Marketplace facilitator: fee collection.
The bill has significant implications for the landscape of tax collection within the state. By defining marketplace facilitators as sellers, it obligates them to collect and remit sales taxes for transactions facilitated on their platforms. This aligns with Californian efforts to modernize tax laws in light of increasing online commerce. The legislation aims to alleviate some burdens on tax compliance and enhance revenue collection, as it ensures a larger base of sellers are responsible for tax payments, particularly those who operate online marketplaces without a physical presence in the state.
Assembly Bill No. 1402, known as the Marketplace Facilitator Fee Collection Bill, aims to amend several sections of the Revenue and Taxation Code pertaining to the responsibilities of marketplace facilitators in California. The bill establishes that marketplace facilitators are considered the seller and retailer for each sale facilitated through their platforms. This change affects how taxes and fees are collected and remitted by these entities, ensuring compliance with the existing Sales and Use Tax Law. Additionally, it mandates that marketplace sellers also register for tax collection under the Fee Collection Procedures Law if they make sales independently of a facilitator.
The general sentiment surrounding AB 1402 is positive amongst proponents who view it as a progressive step in regulating the digital economy and ensuring fair tax practices.
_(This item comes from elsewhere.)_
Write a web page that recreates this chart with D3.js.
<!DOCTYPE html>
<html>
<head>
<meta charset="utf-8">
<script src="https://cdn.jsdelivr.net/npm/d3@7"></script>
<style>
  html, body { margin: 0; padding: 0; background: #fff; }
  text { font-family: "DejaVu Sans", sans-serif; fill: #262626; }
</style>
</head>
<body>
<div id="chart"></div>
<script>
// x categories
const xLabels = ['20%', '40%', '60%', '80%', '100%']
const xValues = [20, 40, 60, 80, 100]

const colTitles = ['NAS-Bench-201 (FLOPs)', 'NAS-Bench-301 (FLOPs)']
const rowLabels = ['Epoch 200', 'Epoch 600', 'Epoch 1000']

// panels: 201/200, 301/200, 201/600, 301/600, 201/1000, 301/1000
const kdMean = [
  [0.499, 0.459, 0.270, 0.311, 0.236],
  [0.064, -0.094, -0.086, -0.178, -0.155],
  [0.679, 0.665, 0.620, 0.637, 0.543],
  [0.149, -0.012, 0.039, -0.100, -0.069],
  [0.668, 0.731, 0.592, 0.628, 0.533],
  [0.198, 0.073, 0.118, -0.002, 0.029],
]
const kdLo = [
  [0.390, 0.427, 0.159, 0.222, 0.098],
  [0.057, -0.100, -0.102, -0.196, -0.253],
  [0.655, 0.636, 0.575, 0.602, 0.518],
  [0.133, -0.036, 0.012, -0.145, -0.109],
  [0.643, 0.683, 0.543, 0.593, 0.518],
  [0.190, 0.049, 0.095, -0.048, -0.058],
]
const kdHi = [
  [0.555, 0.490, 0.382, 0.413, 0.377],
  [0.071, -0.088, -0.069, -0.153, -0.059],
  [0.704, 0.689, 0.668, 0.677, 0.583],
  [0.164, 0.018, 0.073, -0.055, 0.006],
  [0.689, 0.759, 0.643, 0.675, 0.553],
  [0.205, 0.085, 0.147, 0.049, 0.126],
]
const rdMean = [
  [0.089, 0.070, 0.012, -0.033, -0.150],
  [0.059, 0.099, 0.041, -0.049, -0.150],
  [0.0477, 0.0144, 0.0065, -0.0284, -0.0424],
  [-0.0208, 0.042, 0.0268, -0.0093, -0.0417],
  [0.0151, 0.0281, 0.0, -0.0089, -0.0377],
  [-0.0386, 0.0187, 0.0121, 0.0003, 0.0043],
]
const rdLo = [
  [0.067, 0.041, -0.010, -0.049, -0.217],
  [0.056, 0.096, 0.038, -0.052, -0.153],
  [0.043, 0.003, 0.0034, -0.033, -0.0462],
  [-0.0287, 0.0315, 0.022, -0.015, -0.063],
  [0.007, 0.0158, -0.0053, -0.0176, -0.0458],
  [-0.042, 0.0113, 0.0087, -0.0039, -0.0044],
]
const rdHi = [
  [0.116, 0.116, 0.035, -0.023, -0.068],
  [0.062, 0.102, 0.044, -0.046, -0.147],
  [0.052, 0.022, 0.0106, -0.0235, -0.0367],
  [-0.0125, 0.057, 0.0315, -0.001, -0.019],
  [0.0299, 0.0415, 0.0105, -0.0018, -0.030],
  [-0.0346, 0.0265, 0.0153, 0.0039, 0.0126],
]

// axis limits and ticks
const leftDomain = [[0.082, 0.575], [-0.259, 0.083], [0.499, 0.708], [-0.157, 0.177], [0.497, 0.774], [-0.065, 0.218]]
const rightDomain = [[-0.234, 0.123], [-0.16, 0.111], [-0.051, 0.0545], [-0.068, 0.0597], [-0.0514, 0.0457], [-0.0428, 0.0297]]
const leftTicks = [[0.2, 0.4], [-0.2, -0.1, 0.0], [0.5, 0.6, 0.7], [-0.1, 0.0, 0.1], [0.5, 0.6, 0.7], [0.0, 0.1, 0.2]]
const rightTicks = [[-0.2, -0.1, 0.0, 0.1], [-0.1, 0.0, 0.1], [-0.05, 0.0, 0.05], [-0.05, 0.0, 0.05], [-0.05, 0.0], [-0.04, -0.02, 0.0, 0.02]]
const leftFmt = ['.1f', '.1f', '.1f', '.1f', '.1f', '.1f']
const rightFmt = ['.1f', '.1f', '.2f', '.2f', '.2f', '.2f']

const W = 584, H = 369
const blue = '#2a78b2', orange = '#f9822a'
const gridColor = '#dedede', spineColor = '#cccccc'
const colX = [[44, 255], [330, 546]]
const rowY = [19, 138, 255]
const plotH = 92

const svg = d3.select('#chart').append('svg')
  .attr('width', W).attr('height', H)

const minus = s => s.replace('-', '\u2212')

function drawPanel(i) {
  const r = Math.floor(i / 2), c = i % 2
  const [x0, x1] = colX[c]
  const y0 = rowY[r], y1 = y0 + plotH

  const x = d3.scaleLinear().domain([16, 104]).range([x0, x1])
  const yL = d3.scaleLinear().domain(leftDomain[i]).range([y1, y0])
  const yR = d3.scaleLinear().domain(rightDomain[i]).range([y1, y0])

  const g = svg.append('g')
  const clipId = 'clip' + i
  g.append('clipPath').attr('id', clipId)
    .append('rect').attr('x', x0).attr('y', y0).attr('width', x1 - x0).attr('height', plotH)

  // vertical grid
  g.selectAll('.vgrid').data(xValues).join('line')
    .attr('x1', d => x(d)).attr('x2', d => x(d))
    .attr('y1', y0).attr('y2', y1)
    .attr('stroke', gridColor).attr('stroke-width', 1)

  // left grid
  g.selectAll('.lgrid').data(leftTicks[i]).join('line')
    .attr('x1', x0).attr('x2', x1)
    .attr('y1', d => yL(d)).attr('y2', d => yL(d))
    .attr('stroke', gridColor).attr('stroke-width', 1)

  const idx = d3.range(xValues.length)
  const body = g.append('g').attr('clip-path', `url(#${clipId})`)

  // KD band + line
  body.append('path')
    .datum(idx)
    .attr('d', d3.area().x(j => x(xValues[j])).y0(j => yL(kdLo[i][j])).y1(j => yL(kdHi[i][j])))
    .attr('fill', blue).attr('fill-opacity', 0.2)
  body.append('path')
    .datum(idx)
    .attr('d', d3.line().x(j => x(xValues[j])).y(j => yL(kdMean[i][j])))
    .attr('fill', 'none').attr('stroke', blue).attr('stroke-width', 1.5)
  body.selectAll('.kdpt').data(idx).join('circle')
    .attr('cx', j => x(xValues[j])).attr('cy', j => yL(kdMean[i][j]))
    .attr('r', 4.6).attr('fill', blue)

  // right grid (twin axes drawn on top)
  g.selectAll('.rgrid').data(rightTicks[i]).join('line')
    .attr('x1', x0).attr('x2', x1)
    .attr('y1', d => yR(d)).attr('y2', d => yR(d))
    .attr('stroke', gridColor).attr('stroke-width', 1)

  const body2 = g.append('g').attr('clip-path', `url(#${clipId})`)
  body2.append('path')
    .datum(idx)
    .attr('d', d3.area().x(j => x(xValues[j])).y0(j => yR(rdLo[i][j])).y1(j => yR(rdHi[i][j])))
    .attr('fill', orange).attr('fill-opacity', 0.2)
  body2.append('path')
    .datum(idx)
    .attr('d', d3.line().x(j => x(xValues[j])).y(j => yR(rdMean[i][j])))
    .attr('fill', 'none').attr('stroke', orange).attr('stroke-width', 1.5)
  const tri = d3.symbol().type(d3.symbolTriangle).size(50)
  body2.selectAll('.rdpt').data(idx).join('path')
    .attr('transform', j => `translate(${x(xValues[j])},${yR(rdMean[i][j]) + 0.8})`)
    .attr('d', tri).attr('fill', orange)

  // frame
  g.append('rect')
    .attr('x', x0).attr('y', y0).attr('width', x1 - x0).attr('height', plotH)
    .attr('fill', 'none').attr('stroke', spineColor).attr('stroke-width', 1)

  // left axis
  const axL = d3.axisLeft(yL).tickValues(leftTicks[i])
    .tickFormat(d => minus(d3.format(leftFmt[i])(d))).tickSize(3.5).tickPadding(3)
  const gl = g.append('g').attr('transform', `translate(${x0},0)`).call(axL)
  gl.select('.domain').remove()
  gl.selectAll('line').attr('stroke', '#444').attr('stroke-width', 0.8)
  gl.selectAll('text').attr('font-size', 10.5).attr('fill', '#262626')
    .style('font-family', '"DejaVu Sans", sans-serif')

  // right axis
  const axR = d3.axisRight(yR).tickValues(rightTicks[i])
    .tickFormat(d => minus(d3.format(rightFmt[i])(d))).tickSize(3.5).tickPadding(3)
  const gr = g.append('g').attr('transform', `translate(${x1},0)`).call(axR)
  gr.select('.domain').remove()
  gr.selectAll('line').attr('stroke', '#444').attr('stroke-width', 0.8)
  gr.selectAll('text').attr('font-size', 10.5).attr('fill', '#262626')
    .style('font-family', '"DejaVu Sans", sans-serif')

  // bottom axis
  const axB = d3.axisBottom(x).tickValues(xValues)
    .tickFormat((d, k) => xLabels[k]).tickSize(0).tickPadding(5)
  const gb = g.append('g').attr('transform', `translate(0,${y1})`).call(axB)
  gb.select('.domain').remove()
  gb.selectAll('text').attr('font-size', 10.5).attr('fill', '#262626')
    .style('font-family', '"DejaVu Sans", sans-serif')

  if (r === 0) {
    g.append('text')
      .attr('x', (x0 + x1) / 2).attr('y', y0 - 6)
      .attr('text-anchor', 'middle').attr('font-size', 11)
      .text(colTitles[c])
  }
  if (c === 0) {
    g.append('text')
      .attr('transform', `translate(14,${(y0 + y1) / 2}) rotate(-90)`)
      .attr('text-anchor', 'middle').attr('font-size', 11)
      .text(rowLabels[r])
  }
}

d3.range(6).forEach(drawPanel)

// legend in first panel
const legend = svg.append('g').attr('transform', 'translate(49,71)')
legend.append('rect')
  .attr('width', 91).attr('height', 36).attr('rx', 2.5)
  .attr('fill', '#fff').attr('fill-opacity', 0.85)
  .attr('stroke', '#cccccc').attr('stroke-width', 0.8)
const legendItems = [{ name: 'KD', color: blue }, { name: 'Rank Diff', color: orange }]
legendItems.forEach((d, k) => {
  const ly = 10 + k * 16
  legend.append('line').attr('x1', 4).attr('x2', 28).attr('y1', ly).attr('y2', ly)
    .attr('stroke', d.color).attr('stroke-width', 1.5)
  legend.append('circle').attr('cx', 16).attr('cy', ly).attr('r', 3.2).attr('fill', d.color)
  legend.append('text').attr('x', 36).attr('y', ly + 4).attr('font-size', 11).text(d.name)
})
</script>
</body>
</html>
Supporters assert that the bill helps create a more equitable taxation framework that recognizes the evolving nature of commerce. However, some stakeholders, particularly smaller marketplace sellers, voice concerns about the added administrative burdens and costs associated with compliance, fearing that it may disproportionately affect their operations compared to larger competitors who can more easily absorb such costs.
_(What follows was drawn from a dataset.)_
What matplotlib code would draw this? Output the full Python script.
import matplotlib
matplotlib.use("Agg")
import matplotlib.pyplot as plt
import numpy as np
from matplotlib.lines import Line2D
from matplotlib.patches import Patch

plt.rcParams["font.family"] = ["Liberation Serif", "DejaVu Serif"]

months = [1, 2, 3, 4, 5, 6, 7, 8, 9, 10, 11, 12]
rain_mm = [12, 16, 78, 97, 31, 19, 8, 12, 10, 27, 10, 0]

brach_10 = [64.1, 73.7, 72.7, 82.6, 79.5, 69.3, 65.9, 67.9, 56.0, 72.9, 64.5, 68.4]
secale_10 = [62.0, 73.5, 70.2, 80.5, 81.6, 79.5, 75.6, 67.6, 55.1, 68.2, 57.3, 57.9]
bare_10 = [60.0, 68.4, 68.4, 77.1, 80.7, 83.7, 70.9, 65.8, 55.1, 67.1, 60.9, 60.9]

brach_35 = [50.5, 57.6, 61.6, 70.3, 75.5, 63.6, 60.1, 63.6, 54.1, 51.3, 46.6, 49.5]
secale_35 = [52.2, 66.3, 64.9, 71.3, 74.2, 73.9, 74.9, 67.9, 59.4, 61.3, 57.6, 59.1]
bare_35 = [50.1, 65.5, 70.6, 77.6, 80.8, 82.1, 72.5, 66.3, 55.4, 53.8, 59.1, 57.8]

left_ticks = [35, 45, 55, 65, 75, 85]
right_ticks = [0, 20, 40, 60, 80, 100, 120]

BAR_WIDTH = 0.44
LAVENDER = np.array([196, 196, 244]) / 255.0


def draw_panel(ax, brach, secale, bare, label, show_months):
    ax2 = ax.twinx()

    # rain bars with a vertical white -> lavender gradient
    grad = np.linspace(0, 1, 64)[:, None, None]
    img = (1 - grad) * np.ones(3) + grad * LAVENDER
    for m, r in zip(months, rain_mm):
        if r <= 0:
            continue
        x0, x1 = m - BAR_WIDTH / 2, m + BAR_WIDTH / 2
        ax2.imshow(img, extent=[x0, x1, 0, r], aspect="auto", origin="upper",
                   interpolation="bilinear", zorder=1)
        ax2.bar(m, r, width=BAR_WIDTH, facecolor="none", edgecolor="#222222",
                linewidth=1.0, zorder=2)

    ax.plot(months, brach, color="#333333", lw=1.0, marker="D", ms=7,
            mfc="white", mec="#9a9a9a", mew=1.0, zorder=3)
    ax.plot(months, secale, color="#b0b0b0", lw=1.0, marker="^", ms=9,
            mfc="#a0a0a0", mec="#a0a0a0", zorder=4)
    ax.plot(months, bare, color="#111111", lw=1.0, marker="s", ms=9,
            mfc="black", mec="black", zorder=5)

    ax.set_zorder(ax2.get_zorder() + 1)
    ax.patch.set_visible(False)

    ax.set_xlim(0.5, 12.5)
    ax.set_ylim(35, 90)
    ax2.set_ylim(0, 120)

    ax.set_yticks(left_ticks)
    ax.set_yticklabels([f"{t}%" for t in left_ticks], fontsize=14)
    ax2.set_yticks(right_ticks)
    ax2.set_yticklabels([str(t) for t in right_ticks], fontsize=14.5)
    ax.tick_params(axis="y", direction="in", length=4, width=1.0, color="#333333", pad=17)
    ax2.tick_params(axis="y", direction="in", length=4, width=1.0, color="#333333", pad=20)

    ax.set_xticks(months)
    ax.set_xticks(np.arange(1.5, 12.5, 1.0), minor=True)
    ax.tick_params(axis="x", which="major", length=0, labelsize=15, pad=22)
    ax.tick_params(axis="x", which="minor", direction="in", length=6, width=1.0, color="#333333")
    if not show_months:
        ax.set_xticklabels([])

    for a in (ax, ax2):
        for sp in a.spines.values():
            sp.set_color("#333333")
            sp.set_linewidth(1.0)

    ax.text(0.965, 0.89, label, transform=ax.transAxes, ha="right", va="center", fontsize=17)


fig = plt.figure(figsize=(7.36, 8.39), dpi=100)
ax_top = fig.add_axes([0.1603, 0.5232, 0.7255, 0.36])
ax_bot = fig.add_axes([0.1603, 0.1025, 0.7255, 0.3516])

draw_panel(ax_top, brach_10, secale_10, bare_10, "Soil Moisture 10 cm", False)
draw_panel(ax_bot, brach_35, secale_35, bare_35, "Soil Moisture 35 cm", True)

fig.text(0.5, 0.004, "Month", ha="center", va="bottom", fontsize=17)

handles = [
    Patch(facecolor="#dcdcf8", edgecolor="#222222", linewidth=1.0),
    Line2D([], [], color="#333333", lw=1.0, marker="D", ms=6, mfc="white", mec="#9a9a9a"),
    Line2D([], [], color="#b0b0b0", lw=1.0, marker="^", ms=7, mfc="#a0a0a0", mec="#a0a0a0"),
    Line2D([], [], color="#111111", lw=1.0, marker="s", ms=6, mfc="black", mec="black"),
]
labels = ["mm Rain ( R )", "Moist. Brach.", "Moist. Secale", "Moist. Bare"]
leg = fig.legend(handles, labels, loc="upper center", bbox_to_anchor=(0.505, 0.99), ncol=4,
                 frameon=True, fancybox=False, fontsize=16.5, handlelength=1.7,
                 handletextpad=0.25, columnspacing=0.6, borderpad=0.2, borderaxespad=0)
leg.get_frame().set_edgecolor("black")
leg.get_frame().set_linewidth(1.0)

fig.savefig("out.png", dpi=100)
Notable points of contention regarding the bill include debates over the scope of liability that marketplace facilitators will assume under the new regulations. While the bill provides relief from liability under certain conditions—such as good faith errors in tax collection—it also raises questions about the extent to which these facilitators must navigate complex tax codes and customer interactions. The potential for confusion around tax obligations and the burdens placed on smaller players in the marketplace remains a central issue, as different stakeholders foresee varied impacts on competition based on their size and resources.